Siamo reduci dal fallimento degli incentivi al tempo indeterminato voluti da Letta e Giovannini, ed è in corso una colossale presa per i fondelli a 200 mila giovani che avevano creduto a Garanzia Giovani, e che in nove casi su dieci non hanno ottenuto sinora neanche un colloquio di orientamento. Ecco i nuovi frutti dell’utopismo calato dall’alto su troppe regole disincentivanti. Poiché è molto difficile aspettarsi dal governo un energico taglio delle imposte su imprese e lavoro, almeno ci si risparmino scioperi generali sull’articolo 18. Perché, con rispetto parlando, davvero non è il problema centrale dell’Italia, ma solo un mito che i numeri respingono.

Ma nessuno tocchi le tasse sull’eredità

Ma nessuno tocchi le tasse sull’eredità

Francesco Forte – Il Giornale

Matteo Renzi sembra stia pensando a una nuova nefandezza fiscale, cioè l’aumento dell’imposta di successione. Si ridurrebbe la attuale franchigia di un milione di euro, portandola a 300mila euro.
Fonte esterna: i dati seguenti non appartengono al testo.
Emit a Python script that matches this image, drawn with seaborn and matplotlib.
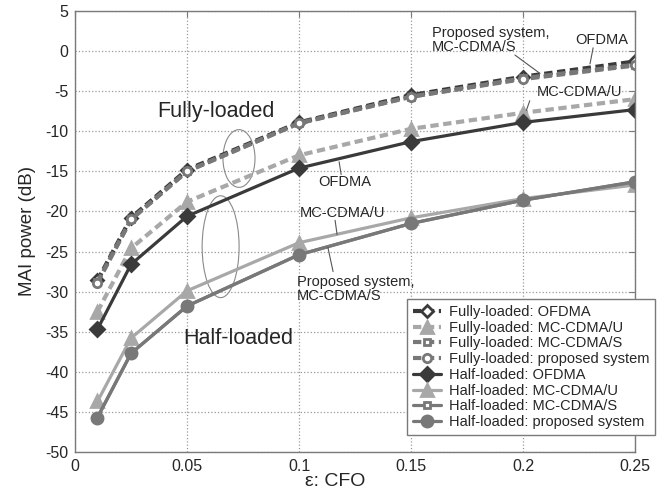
import pandas as pd
import matplotlib.pyplot as plt
import seaborn as sns
from matplotlib.patches import Ellipse

# --- data ---
cfo = [0.01, 0.025, 0.05, 0.1, 0.15, 0.2, 0.25]

full_ofdma = [-28.6, -20.8, -14.8, -8.9, -5.5, -3.2, -1.3]
full_mc_u = [-32.5, -24.6, -18.8, -13.0, -9.7, -7.7, -6.0]
full_mc_s = [-28.8, -21.0, -15.0, -9.0, -5.7, -3.4, -1.7]
full_prop = [-28.9, -21.0, -15.0, -9.0, -5.7, -3.5, -1.8]

half_ofdma = [-34.7, -26.6, -20.6, -14.6, -11.3, -8.9, -7.3]
half_mc_u = [-43.7, -35.8, -29.9, -23.9, -20.8, -18.4, -16.7]
half_mc_s = [-45.7, -37.7, -31.8, -25.4, -21.5, -18.6, -16.3]
half_prop = [-45.7, -37.7, -31.8, -25.4, -21.5, -18.6, -16.3]

DARK = '#3a3a3a'
MID = '#787878'
LIGHT = '#a8a8a8'
DASH = (0, (2.0, 1.1))

# label, values, colour, linestyle, marker, face, size
series = [
    ('Fully-loaded: OFDMA', full_ofdma, DARK, DASH, 'D', 'white', 6, 3.0),
    ('Fully-loaded: MC-CDMA/U', full_mc_u, LIGHT, DASH, '^', LIGHT, 8, 3.0),
    ('Fully-loaded: MC-CDMA/S', full_mc_s, MID, DASH, 's', 'white', 4, 3.0),
    ('Fully-loaded: proposed system', full_prop, MID, DASH, 'o', 'white', 6, 3.0),
    ('Half-loaded: OFDMA', half_ofdma, DARK, '-', 'D', DARK, 7, 2.3),
    ('Half-loaded: MC-CDMA/U', half_mc_u, LIGHT, '-', '^', LIGHT, 9, 2.3),
    ('Half-loaded: MC-CDMA/S', half_mc_s, MID, '-', 's', 'white', 4, 2.3),
    ('Half-loaded: proposed system', half_prop, MID, '-', 'o', MID, 8, 2.3),
]

sns.set_style("whitegrid", {"grid.linestyle": ":", "grid.color": "#9a9a9a",
                            "axes.edgecolor": "#7a7a7a"})
plt.rcParams['font.family'] = ['Liberation Sans', 'DejaVu Sans']
plt.rcParams['axes.unicode_minus'] = False
plt.rcParams['grid.linewidth'] = 0.9

fig, ax = plt.subplots(figsize=(6.61, 4.97), dpi=100)
fig.subplots_adjust(left=0.1135, right=0.9607, top=0.978, bottom=0.0905)

for label, vals, col, ls, mk, face, ms, lw in series:
    df = pd.DataFrame({'cfo': cfo, 'mai': vals})
    sns.lineplot(data=df, x='cfo', y='mai', ax=ax, color=col, linestyle=ls,
                 linewidth=lw, marker=mk, markersize=ms, markerfacecolor=face,
                 markeredgecolor=col, markeredgewidth=2.0, errorbar=None,
                 label=label)

ax.set_xlim(0, 0.25)
ax.set_ylim(-50, 5)
ax.set_xticks([0, 0.05, 0.1, 0.15, 0.2, 0.25])
ax.set_xticklabels(['0', '0.05', '0.1', '0.15', '0.2', '0.25'])
ax.set_yticks(range(-50, 6, 5))
ax.tick_params(direction='in', top=True, right=True, length=4, color='#7a7a7a',
               labelsize=11.5, pad=5)
for sp in ax.spines.values():
    sp.set_linewidth(1.0)

ax.set_xlabel('ε: CFO', fontsize=14, labelpad=-1, x=0.464)
ax.set_ylabel('MAI power (dB)', fontsize=13.5, labelpad=6)

# group labels and ellipses
ax.text(0.0629, -7.5, 'Fully-loaded', fontsize=15.5, ha='center', va='center')
ax.text(0.0728, -35.9, 'Half-loaded', fontsize=15.5, ha='center', va='center')
ax.add_patch(Ellipse((0.0732, -13.4), 0.0143, 7.2, fill=False, ec='#8a8a8a', lw=0.8))
ax.add_patch(Ellipse((0.065, -24.4), 0.0165, 12.7, fill=False, ec='#8a8a8a', lw=0.8))

# curve annotations with leader lines
notes = [
    ('OFDMA', (0.1205, -16.3), 'center', (0.1179, -13.8), (0.1188, -15.4)),
    ('MC-CDMA/U', (0.1192, -20.2), 'center', (0.1161, -21.1), (0.1170, -22.9)),
    ('Proposed system,\nMC-CDMA/S', (0.0991, -29.7), 'left', (0.1129, -24.5), (0.1152, -27.5)),
    ('Proposed system,\nMC-CDMA/S', (0.1594, 1.4), 'left', (0.1964, -0.5), (0.2076, -2.8)),
    ('OFDMA', (0.2353, 1.4), 'center', (0.2313, 0.4), (0.2299, -1.6)),
    ('MC-CDMA/U', (0.2254, -5.1), 'center', (0.2030, -6.2), (0.2015, -7.4)),
]
for txt, pos, ha, p0, p1 in notes:
    ax.text(pos[0], pos[1], txt, fontsize=10.5, ha=ha, va='center', linespacing=1.0)
    ax.plot([p0[0], p1[0]], [p0[1], p1[1]], color='#555555', lw=0.8)

leg = ax.legend(loc='lower left', bbox_to_anchor=(0.593, 0.0385), borderaxespad=0,
                fontsize=10.5, frameon=True, fancybox=False, framealpha=1,
                edgecolor='#7a7a7a', labelspacing=0.12, handlelength=1.9,
                handletextpad=0.55, borderpad=0.4)
leg.get_frame().set_linewidth(1.0)

fig.savefig('out.png', dpi=100)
L’aliquota fra parenti in linea retta del 4% salirebbe al 6%, quella del 6% sui parenti meno stretti andrebbe all’8% e l’aliquota ordinaria attuale, dello 8%, passerebbe al 10%. Il gettito, attualmente di mezzo miliardo, cosi raddoppierebbe.
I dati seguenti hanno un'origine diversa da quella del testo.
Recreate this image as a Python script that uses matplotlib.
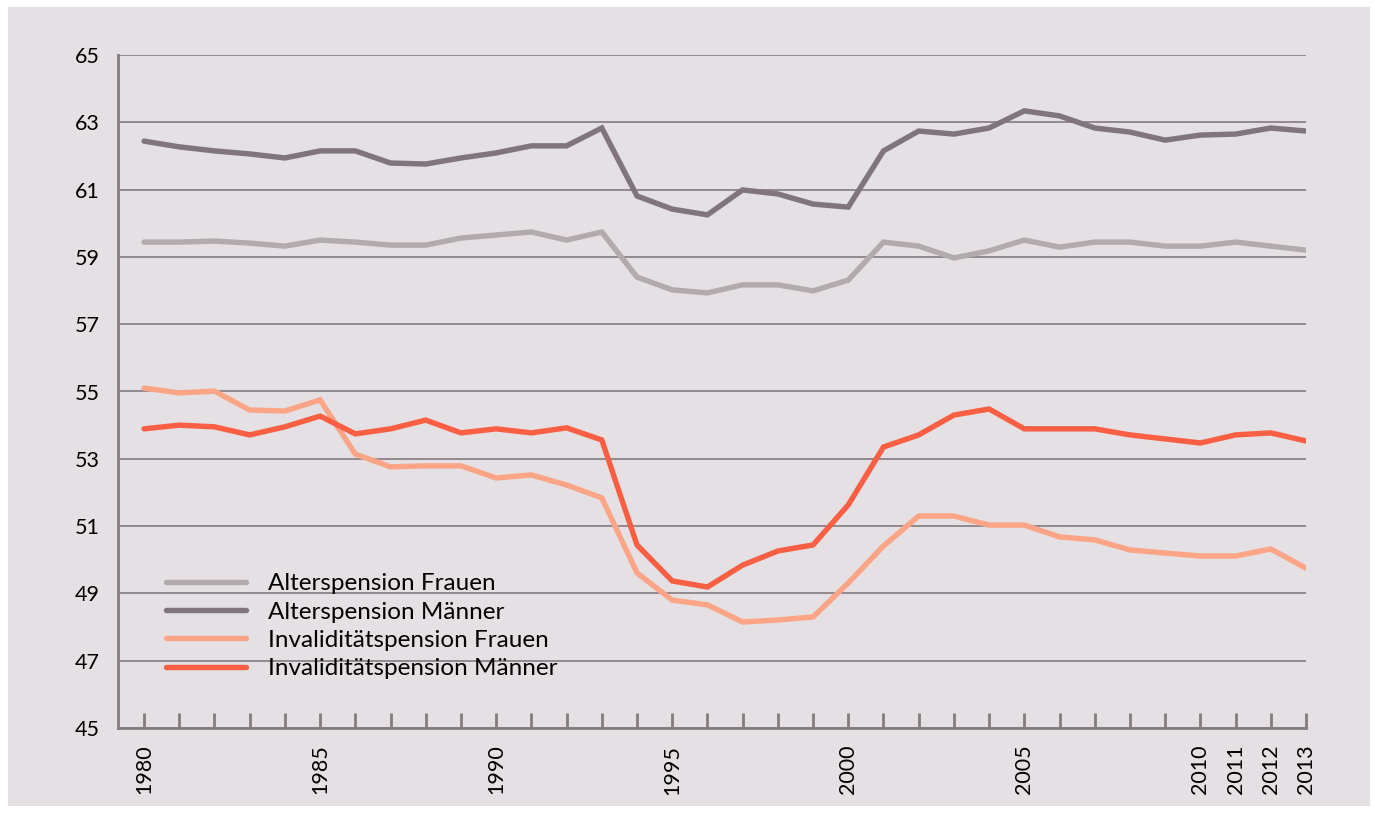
import matplotlib
matplotlib.use("Agg")
import matplotlib.pyplot as plt
import matplotlib.patches as patches

plt.rcParams['font.family'] = ['Lato', 'DejaVu Sans']

jahre = list(range(1980, 2014))

alters_frauen = [59.44, 59.44, 59.47, 59.41, 59.32, 59.50, 59.44, 59.35, 59.35, 59.56,
                 59.65, 59.74, 59.50, 59.74, 58.40, 58.02, 57.93, 58.17, 58.17, 57.99,
                 58.31, 59.44, 59.32, 58.97, 59.18, 59.50, 59.29, 59.44, 59.44, 59.32,
                 59.32, 59.44, 59.32, 59.20]
alters_maenner = [62.44, 62.27, 62.15, 62.06, 61.94, 62.15, 62.15, 61.79, 61.76, 61.94,
                  62.09, 62.30, 62.30, 62.83, 60.81, 60.42, 60.25, 60.99, 60.87, 60.57,
                  60.48, 62.15, 62.74, 62.65, 62.83, 63.34, 63.19, 62.83, 62.71, 62.47,
                  62.62, 62.65, 62.83, 62.74]
inval_frauen = [55.10, 54.96, 55.01, 54.45, 54.42, 54.75, 53.14, 52.76, 52.79, 52.79,
                52.43, 52.52, 52.22, 51.84, 49.61, 48.80, 48.66, 48.15, 48.21, 48.30,
                49.31, 50.41, 51.30, 51.30, 51.03, 51.03, 50.68, 50.59, 50.29, 50.20,
                50.11, 50.11, 50.32, 49.75]
inval_maenner = [53.89, 54.00, 53.95, 53.71, 53.95, 54.27, 53.74, 53.89, 54.15, 53.77,
                 53.89, 53.77, 53.92, 53.56, 50.44, 49.37, 49.19, 49.84, 50.26, 50.44,
                 51.63, 53.35, 53.71, 54.30, 54.48, 53.89, 53.89, 53.89, 53.71, 53.59,
                 53.47, 53.71, 53.77, 53.53]

namen = ['Alterspension Frauen', 'Alterspension Männer',
         'Invaliditätspension Frauen', 'Invaliditätspension Männer']
farben = ['#b3aaae', '#80757b', '#fca486', '#fa5f44']

x_labels = [1980, 1985, 1990, 1995, 2000, 2005, 2010, 2011, 2012, 2013]
y_ticks = list(range(45, 66, 2))

bg = '#e4e0e3'
achse = '#857b80'

fig = plt.figure(figsize=(13.75, 8.13), dpi=100)
fig.patch.set_facecolor('white')
fig.patches.append(patches.Rectangle((8 / 1375, 7 / 813), 1362 / 1375, 799 / 813,
                                     transform=fig.transFigure, facecolor=bg,
                                     edgecolor='none', zorder=-5))

ax = fig.add_axes([118 / 1375, 1 - 728 / 813, 1188 / 1375, 673 / 813])
ax.set_facecolor('none')

for werte, name, farbe in zip([alters_frauen, alters_maenner, inval_frauen, inval_maenner],
                              namen, farben):
    ax.plot(jahre, werte, color=farbe, lw=3.9, label=name, solid_capstyle='round',
            solid_joinstyle='miter', zorder=3)

ax.set_xlim(1979.26, 2013)
ax.set_ylim(45, 65)
ax.set_yticks(y_ticks)
ax.yaxis.grid(True, color=achse, lw=1.2)
ax.set_axisbelow(True)
ax.tick_params(axis='y', length=0, pad=13, labelsize=15.5)

ax.set_xticks(jahre)
ax.set_xticklabels([str(j) if j in x_labels else '' for j in jahre], rotation=90)
ax.tick_params(axis='x', direction='in', length=11, width=2, color=achse,
               pad=12, labelsize=15.5)

for s in ['top', 'right']:
    ax.spines[s].set_visible(False)
for s in ['left', 'bottom']:
    ax.spines[s].set_color(achse)
    ax.spines[s].set_linewidth(2)

leg = ax.legend(loc='lower left', bbox_to_anchor=(0.0216, 0.04), frameon=False,
                fontsize=17.5, handlelength=3.3, handletextpad=0.9, labelspacing=0.3)

fig.savefig('out.png', dpi=100, facecolor=fig.get_facecolor())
Dato lo schema della proposta, il gravame andrebbe soprattutto sui ceti medi e modesti, sui parenti del defunto e sulle piccole aziende non strutturate. La tesi che viene avanzata per questa nuova vessazione tributaria è che si tratta di spostare le imposte dai redditi ai patrimoni. Tesi, comunque, priva di senso in un Paese con un debito pubblico che supera il 130% del Pil, in cui una buona ricchezza privata è garanzia del debito collettivo. Occorrerebbe un maggiore investimento, per accrescere la nostra produttività e competitività onde aumentare il Pil e rafforzare la bilancia con l’estero.

Silvio Berlusconi, sulla base di queste considerazioni, rilevanti anche allora, seppure un po’ meno pressanti aveva abolito l’imposta di successione. Io avevo fatto notare che essa aveva un gettito miserevole, incoerente con il valore annuo dei lasciti ereditari, che si può calcolare dividendo il presunto patrimonio annuo nazionale per 33 che è l’intervallo medio fra le generazioni. Quel calcolo vale anche ora. Se il patrimonio nazionale privato è 9.000 miliardi (evidente sottostima), il 33% è 300 miliardi. Se l’aliquota effettiva è il 4% (media prudenziale fra le aliquote del 4/6/8% attuali e gli esoneri vigenti), il gettito annuo dovrebbe essere 12 miliardi, non mezzo.

Chiaramente i ricchi e i furbi non pagano il tributo di successione anche ora che è al massimo dello 8%, cifra comunque consistente. Ricchi e furbi in parte hanno il controllo dei loro beni all’estero, tramite holding a catena e altre «scatole cinesi» con varie intestazioni e in parte detengono titoli e gioielli in cassette di sicurezza e casseforti. E inoltre con la partecipazione di figli e altri eredi alle varie società e alle scatole cinesi, sono in grado di generare passaggi di proprietà non tassabili. Il tributo successorio lo pagano i familiari del colonnello in pensione che oltre alla prima casa lascia due alloggi: uno che affittava e l’altro che usava come seconda casa. Lo pagano gli eredi del professionista che lascia l’ufficio, dell’artigiano e del negoziante che lasciano i loro piccoli capitali produttivi e l’avviamento.

L’esonero faceva perdere un gettito minimo, liberava gli uffici fiscali da pratiche complicate. Ma ciò che fa Berlusconi è considerato dal Pd, a priori, iniquo, anche se in realtà è ragionevole e liberale. Così Prodi, con un coro di sì dei giustizialisti, aveva reintrodotto il tributo successorio. Qualcuno ha voluto persino sostenere che l’imposta di successione era propugnata da Einaudi, dimenticando che questi, però, sosteneva l’esonero del reddito mandato a risparmio dall’imposta sul reddito, che egli voleva molto moderata. Einaudi non voleva l’imposta di registro. E non voleva che si tassassero i redditi distribuiti dalle società ove già tassati. Invece ora il tributo personale sul reddito arriva al 45% e non esonera il risparmio, salvo quando è tassato con l’elevata cedolare sulle rendite finanziarie. Le società sopportano un carico fiscale che può arrivare al 65%, mentre gli utili distribuiti sono tassati. Sugli immobili gravano sia l’Imu che l’imposta di registro del 9% per i trasferimenti a titolo oneroso. Per le successioni essa è comunque del 3% (però si chiama imposta ipotecaria e catastale) e si aggiunge al tributo di successione.